To be specific, suppose $X_1$ and $X_2$ are independent exponential random variables with parameters $\lambda_1$ and $\lambda_2$; what is $P(X_1 = X_2)$?

According to section 5.2.3 of the book "Introduction to Probability Models" by Sheldon M.Ross (the 10th edition), $P(X_1 < X_2) = \frac{\lambda_1}{\lambda_1 + \lambda_2}$. Symmetrically, $P(X_1 > X_2) = \frac{\lambda_2}{\lambda_1 + \lambda_2}$.

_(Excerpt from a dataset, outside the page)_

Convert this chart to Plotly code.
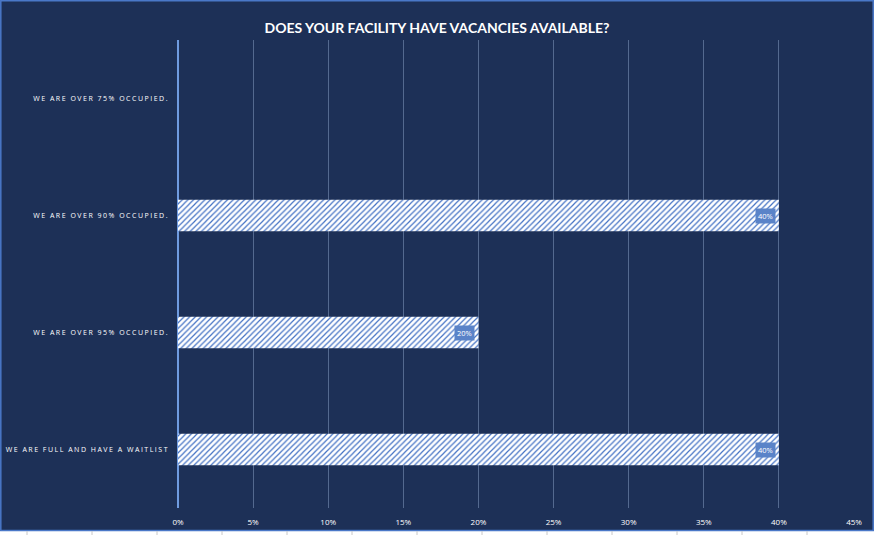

$$P(X_1 < X_2) = \int_{0}^{\infty} P(X_1 < X_2 \mid X_1 = x) \lambda_1 e^{-\lambda_1 x}dx \\ = \int_{0}^{\infty} P(x < X_2) \lambda_1 e^{-\lambda_1 x}dx \\ = \int_{0}^{\infty} e^{-\lambda_2 x} \lambda_1 e^{-\lambda_1 x}dx \\ = \int_{0}^{\infty} \lambda_1 e^{-(\lambda_1 + \lambda_2) x}dx = \frac{\lambda_1}{\lambda_1 + \lambda_2}.$$

My Problems:

1. Can I now conclude that $P(X_1 = X_2) = 1 - P(X_1 < X_2) - P(X_1 > X_2) = 0$?
2. I am confused about the argument because of the fact that the probability that a continuous random variable will take on any particular value is zero. Is it reasonable to calculate the probability that the two variables simultaneously take on the same particular value?
3. If so, how to calculate $P(X_1 = X_2)$ directly, in the same way used in the calculation of $P(X_1 < X_2)$? Furthermore, can this calculation be applied to all continuous random variables?

Answer 1

It can be confusing to think of an event such as $\{X_1=X_2\}$, since both sides are random; perhaps it will be easier to think about it a little differently.

Instead of considering the event that $X_1=X_2$, let's consider the (clearly equivalent) event that $X_1-X_2=0$. Note that $X_1-X_2$ is just another random variable -- and, in particular, since $X_1$ and $X_2$ both have densities, and are independent, it is not hard to show that $X_1-X_2$ also has a density.

We can compute that density, $f_{X_1-X_2}$, explicitly by considering cases:

If $x\geq0$, then $$ f_{X_1-X_2}(x)=\int_x^{\infty}f_{X_1}(t)\cdot f_{X_2}(t-x)\,dt=\frac{\lambda_1\lambda_2e^{-\lambda_1x}}{\lambda_1+\lambda_2}, $$ while for $x<0$ we have $$ f_{X_1-X_2}(x)=\int_{-\infty}^{x}f_{X_1}(x-t)\cdot f_{X_2}(-t)\,dt=\frac{\lambda_1\lambda_2e^{\lambda_2x}}{\lambda_1+\lambda_2}. $$

where $f_{X_1}$ and $f_{X_2}$ are the densities for $X_1$ and $X_2$, respectively.

But, since $X_1-X_2$ has a density, it is a continuous random variable -- and so the probability that it takes any particular value is $0$.

Answer 2

1. Yes.
2. Yes.
3. Your confusion appears to be the following. If $X_1,X_2$ are continuously distributed random variables then $X_1-X_2$ may or may not be continuously distributed. If $X_1-X_2$ is continuously distributed then $\Pr(X_1=X_2)=0$. If it is not continuously distributed then it can be anything. For instance, suppose that $X_1$ has a $N(0,1)$ distribution, $Z$ has a Bernoulli (0/1) distribution with $p=0.5$ and $X_2=X_1+Z$. Then $X_1,X_2$ have continuous distributions but $\Pr(X_1=X_2)=0.5$.